Giving Compass' Take:

• Andy Van Kleunen, writing The Hechinger Report, discusses why higher education institutions should understand and value the needs of working families enrolled in college courses. 

• Community colleges which serve a high population of working family members often exclude these individuals from relieving financial aid packages which can severely cut off access to education. How can policy interventions help create more opportunities for "non-traditional students?"

• Read more about non-traditional students are the future of education.


The promise of education in America is a promise of opportunity. A promise that education — especially higher education — can offer a pathway to the middle class and an opportunity to build a successful life for yourself, your children and your grandchildren.

The unfortunate reality, though, is that our higher education system isn’t delivering on that promise of opportunity for far too many families, particularly those who choose to pursue career-focused learning in fields that require less than a four-year degree. A major barrier is a bias against working students in our current federal financial aid system.

The conventional view of a college student is someone who just graduated from high school, who is on the verge of turning 18 and moving to a college campus to pursue a full-time, four-year degree. Today’s students, however, tend to be older — nearly 7.6 million college students in 2018 were 25 years or older. And of the 12.1 million students enrolled in community colleges in 2015-16, about 900,000 were 40 or older.
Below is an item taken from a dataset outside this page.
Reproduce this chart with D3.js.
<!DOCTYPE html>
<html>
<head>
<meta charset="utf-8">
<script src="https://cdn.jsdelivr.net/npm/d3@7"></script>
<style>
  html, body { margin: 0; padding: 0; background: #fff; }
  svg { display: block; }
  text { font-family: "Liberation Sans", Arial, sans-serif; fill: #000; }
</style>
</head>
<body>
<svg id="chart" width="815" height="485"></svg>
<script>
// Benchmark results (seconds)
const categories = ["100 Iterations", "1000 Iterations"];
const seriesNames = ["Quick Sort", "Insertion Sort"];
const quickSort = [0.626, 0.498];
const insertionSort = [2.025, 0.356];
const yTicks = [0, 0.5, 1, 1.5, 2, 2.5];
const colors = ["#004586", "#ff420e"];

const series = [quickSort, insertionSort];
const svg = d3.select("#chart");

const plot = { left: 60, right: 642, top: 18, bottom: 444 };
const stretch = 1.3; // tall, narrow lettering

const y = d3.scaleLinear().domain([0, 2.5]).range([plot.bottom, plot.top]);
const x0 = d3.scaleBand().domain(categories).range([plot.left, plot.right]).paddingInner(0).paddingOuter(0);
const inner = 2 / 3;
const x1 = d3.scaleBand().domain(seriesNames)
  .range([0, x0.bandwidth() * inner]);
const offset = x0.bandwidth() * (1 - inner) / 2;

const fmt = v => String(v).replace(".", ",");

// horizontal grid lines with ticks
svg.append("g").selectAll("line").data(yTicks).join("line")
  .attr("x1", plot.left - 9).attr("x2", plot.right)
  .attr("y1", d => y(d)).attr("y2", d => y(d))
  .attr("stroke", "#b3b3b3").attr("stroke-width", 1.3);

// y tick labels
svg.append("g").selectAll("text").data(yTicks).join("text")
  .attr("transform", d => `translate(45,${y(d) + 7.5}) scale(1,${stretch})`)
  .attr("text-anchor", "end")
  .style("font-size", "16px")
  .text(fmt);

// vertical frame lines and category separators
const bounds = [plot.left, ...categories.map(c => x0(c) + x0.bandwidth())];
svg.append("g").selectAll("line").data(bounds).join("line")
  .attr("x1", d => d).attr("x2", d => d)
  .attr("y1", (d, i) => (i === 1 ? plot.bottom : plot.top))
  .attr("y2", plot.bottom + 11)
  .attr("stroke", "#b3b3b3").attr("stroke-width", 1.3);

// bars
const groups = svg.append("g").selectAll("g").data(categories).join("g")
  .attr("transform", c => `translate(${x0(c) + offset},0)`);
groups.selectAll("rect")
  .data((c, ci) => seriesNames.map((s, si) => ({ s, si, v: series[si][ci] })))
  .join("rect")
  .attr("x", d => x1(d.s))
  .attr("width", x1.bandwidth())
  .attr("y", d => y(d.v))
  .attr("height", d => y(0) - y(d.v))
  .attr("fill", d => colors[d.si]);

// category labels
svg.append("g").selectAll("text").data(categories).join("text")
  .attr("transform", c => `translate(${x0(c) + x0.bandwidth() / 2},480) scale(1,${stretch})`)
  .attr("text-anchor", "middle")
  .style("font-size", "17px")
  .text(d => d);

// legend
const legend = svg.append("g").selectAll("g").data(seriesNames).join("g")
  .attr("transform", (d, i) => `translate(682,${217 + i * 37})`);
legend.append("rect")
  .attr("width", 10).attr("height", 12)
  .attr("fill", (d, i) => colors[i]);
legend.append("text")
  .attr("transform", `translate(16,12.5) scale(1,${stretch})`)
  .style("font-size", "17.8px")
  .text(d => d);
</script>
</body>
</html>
Many are parents — more than one in five, with nearly 4 million raising children while in college. The majority are already in the labor market. Sixty-two percent of all community college students attend on a part-time basis, and nearly three-quarters of them are working either full- or part-time.

All of this means that these students are pursuing higher education while balancing work and family obligations for the explicit purpose of climbing the ladder to prosperity in the job market.

If we truly want to fulfill the promise of opportunity in our higher education system, it’s only fair that we extend federal financial aid to working students who choose to pursue skills training, just as we do to “traditional” students seeking four-year college degrees. This idea is supported by 86 percent of Americans.